- _DATA_
● ● ● ● ● ● ●

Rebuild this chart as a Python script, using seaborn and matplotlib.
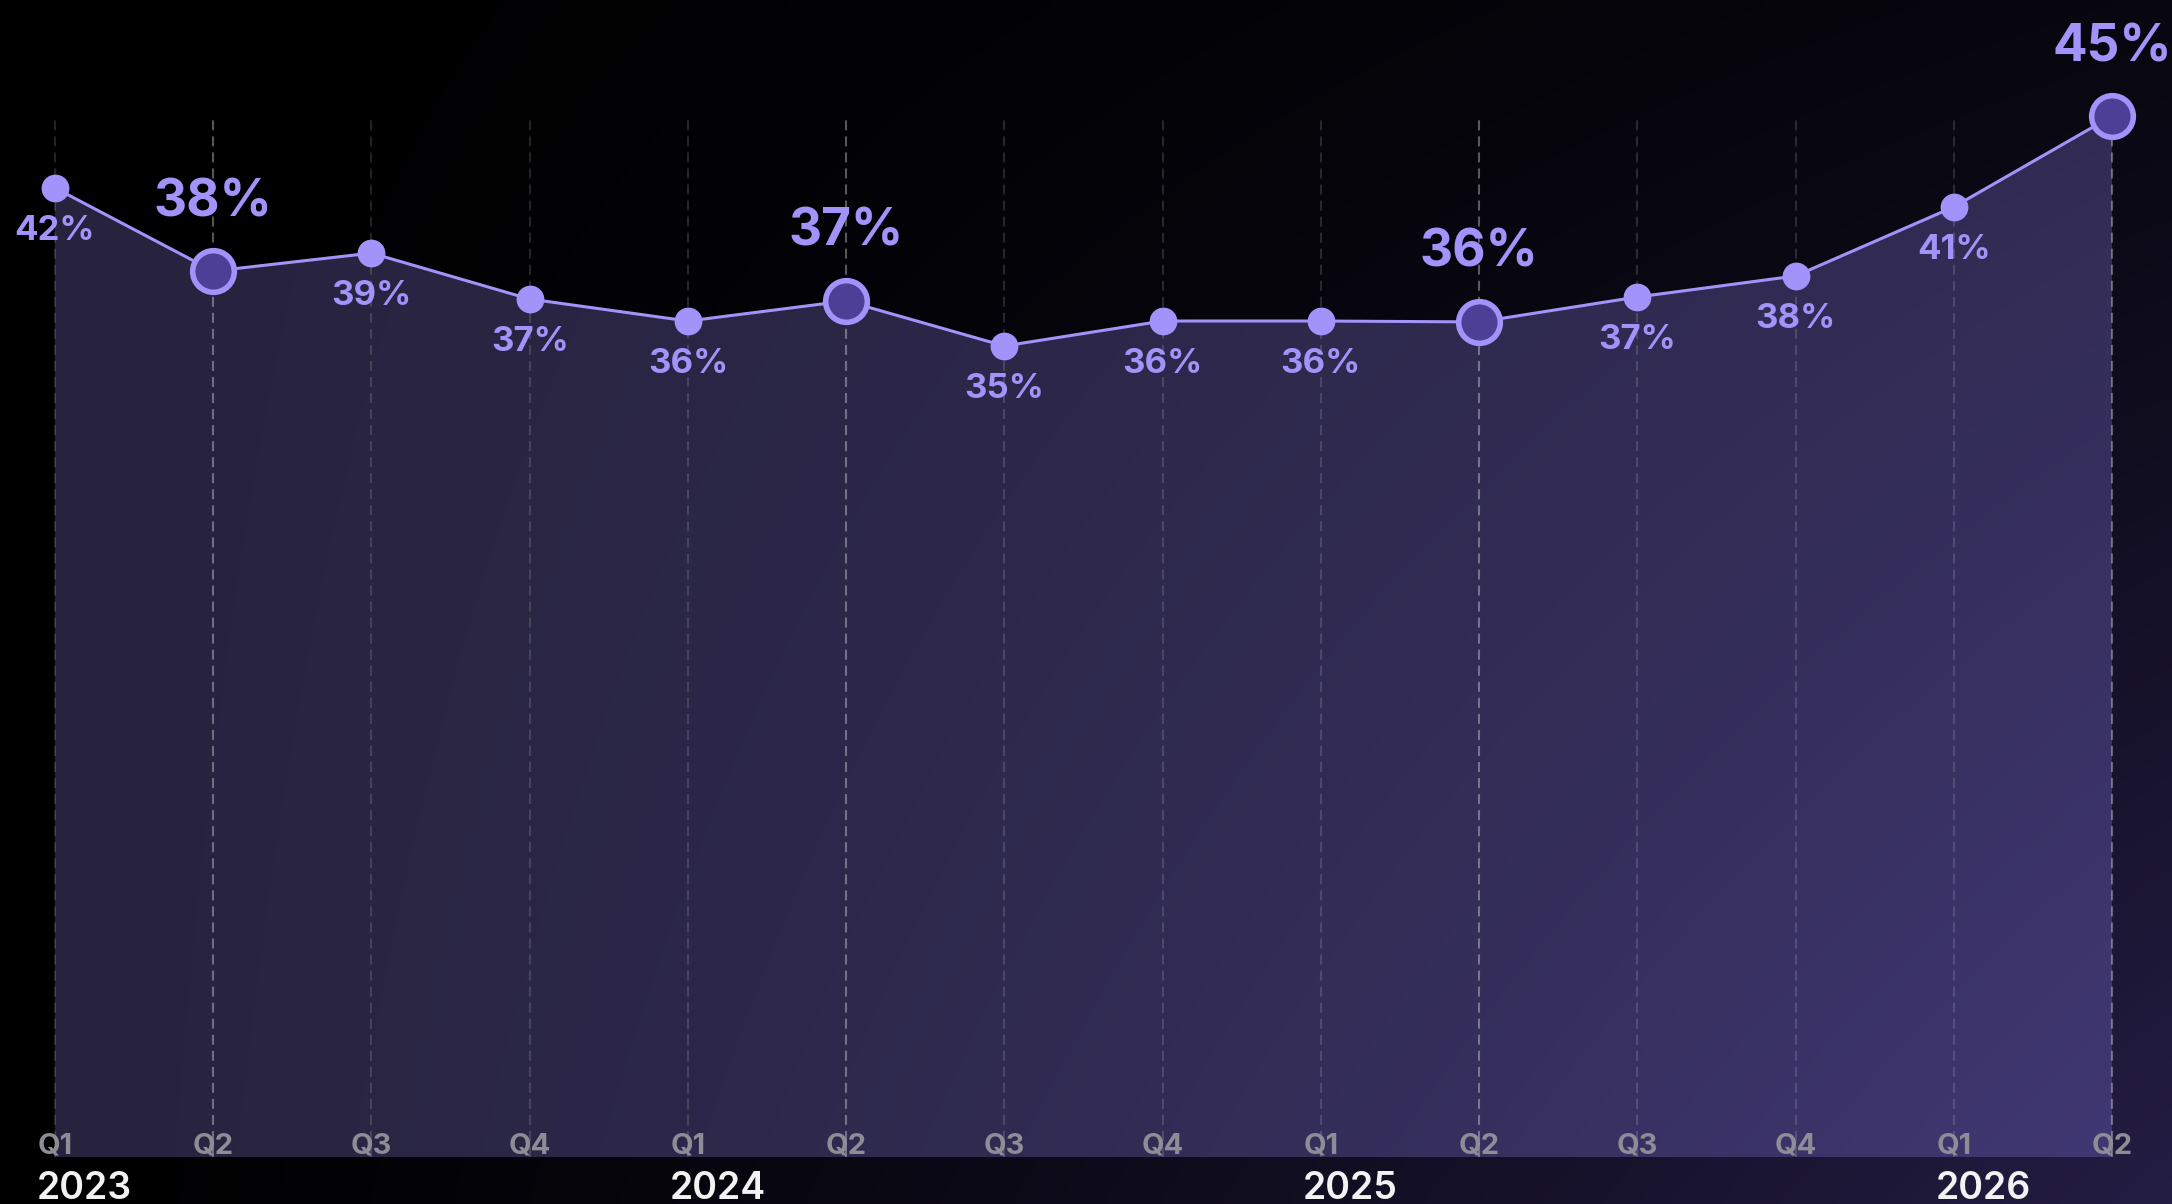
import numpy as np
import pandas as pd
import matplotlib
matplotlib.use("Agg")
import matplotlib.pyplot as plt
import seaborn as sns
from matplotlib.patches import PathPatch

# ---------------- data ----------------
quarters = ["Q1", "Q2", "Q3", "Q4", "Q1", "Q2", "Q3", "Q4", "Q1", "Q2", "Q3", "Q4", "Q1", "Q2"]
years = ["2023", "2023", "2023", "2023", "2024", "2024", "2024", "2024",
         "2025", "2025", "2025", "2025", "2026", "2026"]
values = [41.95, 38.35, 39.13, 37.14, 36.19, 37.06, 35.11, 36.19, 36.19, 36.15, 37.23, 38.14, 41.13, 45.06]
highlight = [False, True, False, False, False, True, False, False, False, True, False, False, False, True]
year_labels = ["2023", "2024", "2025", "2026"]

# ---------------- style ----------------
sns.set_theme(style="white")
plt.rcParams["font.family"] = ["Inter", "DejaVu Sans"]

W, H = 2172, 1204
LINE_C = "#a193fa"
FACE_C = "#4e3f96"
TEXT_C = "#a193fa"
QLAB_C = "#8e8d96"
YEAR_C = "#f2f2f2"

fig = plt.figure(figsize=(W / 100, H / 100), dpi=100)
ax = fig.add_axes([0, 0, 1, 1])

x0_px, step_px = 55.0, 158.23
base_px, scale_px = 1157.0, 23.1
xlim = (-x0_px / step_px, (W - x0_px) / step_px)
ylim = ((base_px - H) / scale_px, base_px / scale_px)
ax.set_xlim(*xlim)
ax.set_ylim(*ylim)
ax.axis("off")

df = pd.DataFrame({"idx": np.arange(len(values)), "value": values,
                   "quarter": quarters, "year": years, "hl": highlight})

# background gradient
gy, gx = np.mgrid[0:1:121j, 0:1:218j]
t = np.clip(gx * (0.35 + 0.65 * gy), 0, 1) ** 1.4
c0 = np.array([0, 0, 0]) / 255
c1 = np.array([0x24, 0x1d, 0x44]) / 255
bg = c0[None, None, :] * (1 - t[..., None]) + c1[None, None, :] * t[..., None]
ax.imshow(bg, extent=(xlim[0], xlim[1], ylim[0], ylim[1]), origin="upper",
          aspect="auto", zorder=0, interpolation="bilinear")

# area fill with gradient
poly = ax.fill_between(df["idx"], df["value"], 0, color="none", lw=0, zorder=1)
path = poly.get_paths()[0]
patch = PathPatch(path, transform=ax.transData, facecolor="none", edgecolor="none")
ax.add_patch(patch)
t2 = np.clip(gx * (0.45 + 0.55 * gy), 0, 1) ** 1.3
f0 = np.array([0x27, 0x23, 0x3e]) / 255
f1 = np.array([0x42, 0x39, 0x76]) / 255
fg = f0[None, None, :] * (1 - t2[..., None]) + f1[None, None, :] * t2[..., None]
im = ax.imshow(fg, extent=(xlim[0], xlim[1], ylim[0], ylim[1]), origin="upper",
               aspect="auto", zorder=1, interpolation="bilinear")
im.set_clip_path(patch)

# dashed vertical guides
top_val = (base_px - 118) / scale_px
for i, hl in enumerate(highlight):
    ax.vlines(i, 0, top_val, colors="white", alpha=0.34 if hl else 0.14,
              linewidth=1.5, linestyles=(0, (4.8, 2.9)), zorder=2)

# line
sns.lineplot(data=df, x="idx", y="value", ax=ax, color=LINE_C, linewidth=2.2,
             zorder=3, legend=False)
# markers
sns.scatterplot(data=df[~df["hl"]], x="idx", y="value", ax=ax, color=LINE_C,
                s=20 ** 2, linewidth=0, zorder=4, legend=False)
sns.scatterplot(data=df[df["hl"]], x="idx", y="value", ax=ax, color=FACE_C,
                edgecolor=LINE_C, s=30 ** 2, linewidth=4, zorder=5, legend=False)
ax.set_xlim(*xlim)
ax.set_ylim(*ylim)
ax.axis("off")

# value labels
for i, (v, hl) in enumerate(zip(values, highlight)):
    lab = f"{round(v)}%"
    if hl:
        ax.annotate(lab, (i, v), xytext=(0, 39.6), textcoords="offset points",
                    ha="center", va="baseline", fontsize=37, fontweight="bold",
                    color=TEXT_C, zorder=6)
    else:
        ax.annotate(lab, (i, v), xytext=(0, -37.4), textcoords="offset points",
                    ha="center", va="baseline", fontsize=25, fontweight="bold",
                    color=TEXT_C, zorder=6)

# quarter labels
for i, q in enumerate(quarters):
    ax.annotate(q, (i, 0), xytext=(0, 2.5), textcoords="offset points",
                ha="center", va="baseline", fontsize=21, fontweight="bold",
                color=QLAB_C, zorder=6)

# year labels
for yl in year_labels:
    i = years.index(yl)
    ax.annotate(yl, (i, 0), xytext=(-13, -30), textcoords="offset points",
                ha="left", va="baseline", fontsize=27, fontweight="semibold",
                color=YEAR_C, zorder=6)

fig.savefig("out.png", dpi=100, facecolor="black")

● ● ● ● ● ● ●

- _WRITTEN PROBLEM_
Collect from the data above every line that includes "seaborn".

- _RESULT OF THIS EXERCISE_
Rebuild this chart as a Python script, using seaborn and matplotlib.
import seaborn as sns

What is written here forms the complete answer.